GIVEN TASK: Lines from the one containing "Give me the" to the one containing "import seaborn as sns", both lines included, are to be extracted exactly from the data below; pictures are excluded.

______________________________

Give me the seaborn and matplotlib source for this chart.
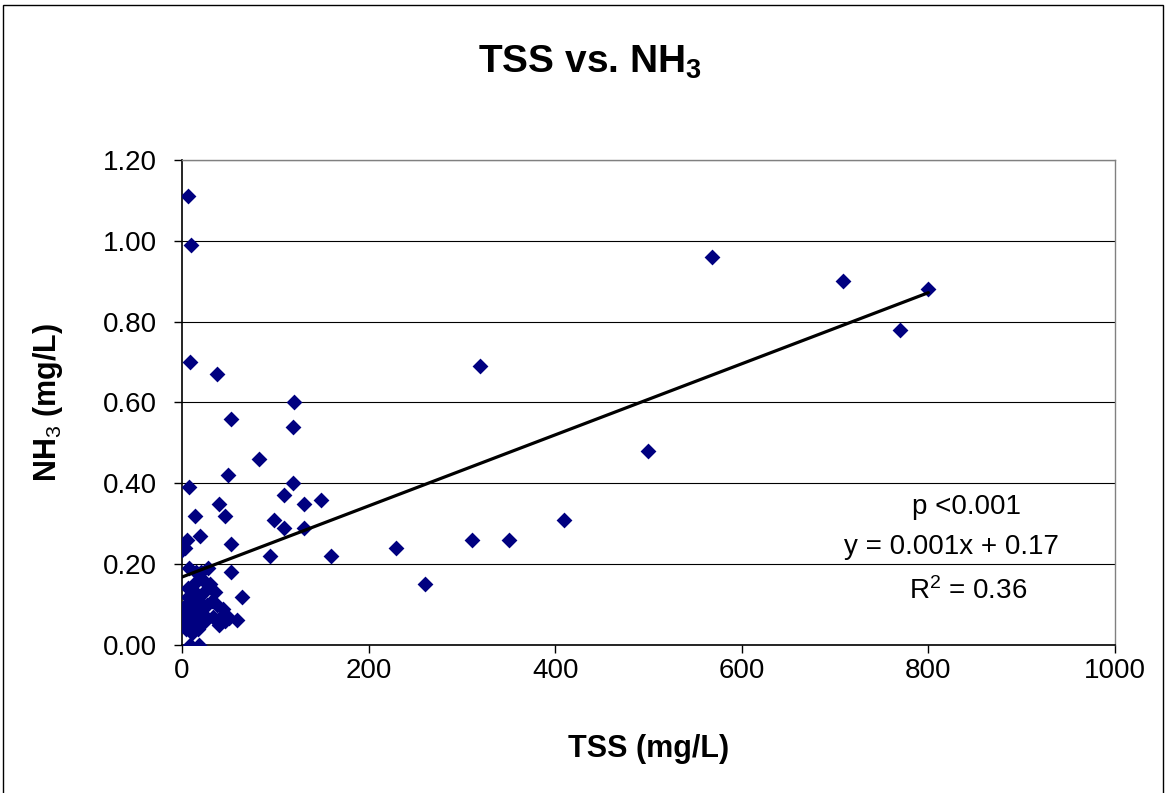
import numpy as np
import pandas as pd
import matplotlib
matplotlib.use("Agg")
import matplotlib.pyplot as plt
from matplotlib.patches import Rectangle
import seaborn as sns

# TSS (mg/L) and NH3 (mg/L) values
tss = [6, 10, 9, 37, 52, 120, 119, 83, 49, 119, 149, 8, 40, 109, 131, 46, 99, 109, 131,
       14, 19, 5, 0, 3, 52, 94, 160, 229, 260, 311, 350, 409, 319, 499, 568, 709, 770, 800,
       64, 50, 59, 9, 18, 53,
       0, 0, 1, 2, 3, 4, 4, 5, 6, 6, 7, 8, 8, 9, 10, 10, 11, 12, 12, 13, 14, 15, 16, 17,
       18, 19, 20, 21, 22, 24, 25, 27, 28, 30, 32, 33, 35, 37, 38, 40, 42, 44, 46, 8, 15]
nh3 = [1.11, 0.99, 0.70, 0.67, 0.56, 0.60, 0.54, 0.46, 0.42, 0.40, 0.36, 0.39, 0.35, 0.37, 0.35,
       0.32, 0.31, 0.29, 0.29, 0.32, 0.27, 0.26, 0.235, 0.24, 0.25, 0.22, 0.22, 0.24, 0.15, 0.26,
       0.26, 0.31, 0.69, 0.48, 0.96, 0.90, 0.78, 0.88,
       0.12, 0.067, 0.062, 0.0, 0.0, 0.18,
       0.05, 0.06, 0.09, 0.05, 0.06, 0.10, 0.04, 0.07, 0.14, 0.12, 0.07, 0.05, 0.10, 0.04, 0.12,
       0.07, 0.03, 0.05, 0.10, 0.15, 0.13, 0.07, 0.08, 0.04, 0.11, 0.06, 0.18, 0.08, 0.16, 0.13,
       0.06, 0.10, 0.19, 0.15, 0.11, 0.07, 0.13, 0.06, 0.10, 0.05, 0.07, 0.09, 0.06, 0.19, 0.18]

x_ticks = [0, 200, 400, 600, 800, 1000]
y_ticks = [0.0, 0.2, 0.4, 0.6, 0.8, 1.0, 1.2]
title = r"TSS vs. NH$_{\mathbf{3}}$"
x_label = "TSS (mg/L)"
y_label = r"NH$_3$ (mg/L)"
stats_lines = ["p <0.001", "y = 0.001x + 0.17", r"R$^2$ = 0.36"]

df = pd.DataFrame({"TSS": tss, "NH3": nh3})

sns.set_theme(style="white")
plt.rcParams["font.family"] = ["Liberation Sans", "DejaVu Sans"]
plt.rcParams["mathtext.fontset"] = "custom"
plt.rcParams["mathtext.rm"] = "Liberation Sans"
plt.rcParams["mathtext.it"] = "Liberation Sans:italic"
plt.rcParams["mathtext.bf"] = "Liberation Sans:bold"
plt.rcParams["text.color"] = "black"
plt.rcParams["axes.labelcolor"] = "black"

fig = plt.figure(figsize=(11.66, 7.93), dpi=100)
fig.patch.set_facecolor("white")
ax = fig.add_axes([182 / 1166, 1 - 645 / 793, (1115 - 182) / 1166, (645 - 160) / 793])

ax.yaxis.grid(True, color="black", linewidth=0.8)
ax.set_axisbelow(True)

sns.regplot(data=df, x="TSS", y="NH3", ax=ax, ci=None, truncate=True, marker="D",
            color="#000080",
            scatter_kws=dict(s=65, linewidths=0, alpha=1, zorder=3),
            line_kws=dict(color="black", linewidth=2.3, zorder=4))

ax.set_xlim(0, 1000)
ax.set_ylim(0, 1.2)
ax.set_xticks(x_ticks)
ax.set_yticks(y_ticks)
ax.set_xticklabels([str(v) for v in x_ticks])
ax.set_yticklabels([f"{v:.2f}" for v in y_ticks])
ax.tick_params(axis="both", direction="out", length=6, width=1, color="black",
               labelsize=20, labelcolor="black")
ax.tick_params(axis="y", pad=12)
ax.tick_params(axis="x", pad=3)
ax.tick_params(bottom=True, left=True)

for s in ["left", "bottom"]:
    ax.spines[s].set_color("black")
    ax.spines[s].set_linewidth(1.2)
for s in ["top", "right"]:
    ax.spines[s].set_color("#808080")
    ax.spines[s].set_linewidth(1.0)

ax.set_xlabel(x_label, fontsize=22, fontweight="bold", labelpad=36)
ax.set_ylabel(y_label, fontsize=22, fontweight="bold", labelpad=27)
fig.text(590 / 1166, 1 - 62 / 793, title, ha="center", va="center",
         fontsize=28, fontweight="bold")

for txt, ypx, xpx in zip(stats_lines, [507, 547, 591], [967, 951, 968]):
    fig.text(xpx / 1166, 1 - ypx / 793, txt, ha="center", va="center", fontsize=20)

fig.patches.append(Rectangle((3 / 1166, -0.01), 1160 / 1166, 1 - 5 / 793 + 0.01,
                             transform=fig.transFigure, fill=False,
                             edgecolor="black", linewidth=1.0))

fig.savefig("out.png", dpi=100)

______________________________

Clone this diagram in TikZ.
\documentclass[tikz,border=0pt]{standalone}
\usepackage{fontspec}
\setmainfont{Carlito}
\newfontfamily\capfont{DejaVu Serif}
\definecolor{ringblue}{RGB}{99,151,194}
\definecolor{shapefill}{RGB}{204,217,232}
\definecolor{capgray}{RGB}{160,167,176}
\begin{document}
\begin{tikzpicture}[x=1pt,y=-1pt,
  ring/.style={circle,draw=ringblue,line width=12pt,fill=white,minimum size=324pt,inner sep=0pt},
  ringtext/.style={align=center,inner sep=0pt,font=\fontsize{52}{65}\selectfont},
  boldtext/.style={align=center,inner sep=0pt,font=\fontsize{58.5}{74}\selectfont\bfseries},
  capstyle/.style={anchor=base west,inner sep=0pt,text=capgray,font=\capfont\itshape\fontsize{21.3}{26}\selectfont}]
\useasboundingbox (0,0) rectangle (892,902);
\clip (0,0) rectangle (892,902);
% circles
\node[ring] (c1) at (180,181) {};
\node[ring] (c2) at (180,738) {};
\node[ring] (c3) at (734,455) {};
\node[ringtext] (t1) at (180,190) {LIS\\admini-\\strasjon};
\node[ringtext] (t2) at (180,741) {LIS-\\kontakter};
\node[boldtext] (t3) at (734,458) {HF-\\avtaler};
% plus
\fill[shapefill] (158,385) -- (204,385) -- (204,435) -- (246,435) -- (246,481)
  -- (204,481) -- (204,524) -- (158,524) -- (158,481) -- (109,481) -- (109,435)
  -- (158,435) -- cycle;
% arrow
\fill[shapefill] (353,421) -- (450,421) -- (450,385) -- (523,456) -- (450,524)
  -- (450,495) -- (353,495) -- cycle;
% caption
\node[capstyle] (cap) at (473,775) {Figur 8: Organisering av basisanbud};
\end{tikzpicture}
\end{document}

______________________________

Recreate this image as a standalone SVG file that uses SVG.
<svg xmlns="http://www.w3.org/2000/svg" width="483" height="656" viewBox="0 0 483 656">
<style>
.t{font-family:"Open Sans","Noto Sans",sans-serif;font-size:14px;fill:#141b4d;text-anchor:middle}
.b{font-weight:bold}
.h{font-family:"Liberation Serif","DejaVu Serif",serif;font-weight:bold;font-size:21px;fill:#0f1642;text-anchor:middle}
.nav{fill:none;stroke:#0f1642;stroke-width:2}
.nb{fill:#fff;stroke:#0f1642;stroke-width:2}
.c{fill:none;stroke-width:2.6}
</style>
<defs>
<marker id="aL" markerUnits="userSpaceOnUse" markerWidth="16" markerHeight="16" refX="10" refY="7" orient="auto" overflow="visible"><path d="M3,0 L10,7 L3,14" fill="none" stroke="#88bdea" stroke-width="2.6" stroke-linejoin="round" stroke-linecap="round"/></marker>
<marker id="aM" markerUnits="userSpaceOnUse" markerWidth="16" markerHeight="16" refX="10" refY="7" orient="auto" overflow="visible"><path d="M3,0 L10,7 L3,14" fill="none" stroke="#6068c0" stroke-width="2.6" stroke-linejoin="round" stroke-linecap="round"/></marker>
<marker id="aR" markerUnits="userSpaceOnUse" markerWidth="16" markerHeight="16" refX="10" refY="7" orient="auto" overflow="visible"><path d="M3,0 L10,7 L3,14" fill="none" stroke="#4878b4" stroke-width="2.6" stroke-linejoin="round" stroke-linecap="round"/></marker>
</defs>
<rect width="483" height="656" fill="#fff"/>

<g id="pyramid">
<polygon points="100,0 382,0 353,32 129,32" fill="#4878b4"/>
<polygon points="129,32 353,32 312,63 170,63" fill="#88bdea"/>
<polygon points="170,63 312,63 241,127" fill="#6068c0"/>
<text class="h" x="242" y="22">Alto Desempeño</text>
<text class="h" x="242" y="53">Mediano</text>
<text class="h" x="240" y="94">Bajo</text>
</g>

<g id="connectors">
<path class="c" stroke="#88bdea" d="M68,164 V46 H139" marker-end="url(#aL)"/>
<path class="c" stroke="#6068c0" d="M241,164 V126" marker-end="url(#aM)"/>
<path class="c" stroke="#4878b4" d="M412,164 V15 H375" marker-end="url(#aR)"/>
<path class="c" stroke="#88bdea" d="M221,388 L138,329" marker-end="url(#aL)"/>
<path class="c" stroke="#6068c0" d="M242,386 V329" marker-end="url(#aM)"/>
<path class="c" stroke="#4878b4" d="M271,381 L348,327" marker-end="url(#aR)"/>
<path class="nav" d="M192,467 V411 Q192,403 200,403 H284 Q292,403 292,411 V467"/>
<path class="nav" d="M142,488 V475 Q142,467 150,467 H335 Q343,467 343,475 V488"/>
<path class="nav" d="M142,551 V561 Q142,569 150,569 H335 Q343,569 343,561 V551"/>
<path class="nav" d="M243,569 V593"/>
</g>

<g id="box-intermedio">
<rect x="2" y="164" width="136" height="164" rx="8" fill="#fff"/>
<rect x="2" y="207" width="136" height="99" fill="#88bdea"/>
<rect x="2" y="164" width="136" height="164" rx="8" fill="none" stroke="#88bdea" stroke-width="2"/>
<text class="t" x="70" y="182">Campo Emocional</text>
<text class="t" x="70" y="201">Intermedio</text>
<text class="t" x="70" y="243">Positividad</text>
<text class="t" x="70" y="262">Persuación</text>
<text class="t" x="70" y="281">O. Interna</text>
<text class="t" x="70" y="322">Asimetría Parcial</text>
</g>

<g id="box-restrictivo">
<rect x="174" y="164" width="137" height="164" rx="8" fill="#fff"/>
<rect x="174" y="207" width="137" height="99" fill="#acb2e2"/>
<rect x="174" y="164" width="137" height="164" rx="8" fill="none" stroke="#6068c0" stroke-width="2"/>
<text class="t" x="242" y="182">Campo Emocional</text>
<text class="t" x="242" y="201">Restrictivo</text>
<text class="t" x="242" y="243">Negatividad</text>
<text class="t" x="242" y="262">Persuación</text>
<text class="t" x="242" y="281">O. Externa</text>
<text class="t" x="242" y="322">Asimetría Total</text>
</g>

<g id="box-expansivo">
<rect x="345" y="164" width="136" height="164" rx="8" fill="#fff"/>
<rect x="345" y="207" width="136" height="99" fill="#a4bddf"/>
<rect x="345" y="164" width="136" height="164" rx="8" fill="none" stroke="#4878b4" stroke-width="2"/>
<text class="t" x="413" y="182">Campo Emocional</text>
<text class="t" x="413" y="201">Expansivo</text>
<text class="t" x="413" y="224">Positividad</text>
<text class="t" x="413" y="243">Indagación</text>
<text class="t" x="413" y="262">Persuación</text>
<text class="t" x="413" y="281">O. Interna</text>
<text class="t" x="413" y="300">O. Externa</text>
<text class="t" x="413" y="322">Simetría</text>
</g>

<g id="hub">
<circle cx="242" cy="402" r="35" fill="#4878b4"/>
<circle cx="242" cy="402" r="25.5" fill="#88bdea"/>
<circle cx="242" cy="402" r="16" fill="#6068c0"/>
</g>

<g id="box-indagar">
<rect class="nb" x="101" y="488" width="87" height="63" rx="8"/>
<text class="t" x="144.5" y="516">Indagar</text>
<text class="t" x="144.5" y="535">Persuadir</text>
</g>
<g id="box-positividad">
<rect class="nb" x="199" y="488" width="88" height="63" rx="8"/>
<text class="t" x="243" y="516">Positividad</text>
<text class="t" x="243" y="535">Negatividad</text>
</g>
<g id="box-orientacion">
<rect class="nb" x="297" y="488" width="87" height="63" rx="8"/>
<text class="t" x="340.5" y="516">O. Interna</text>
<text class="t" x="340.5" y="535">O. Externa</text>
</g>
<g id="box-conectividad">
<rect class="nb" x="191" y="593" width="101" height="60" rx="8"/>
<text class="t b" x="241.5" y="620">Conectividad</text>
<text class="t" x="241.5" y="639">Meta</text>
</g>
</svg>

______________________________

SOLUTION FOR THIS PROBLEM:
Give me the seaborn and matplotlib source for this chart.
import numpy as np
import pandas as pd
import matplotlib
matplotlib.use("Agg")
import matplotlib.pyplot as plt
from matplotlib.patches import Rectangle
import seaborn as sns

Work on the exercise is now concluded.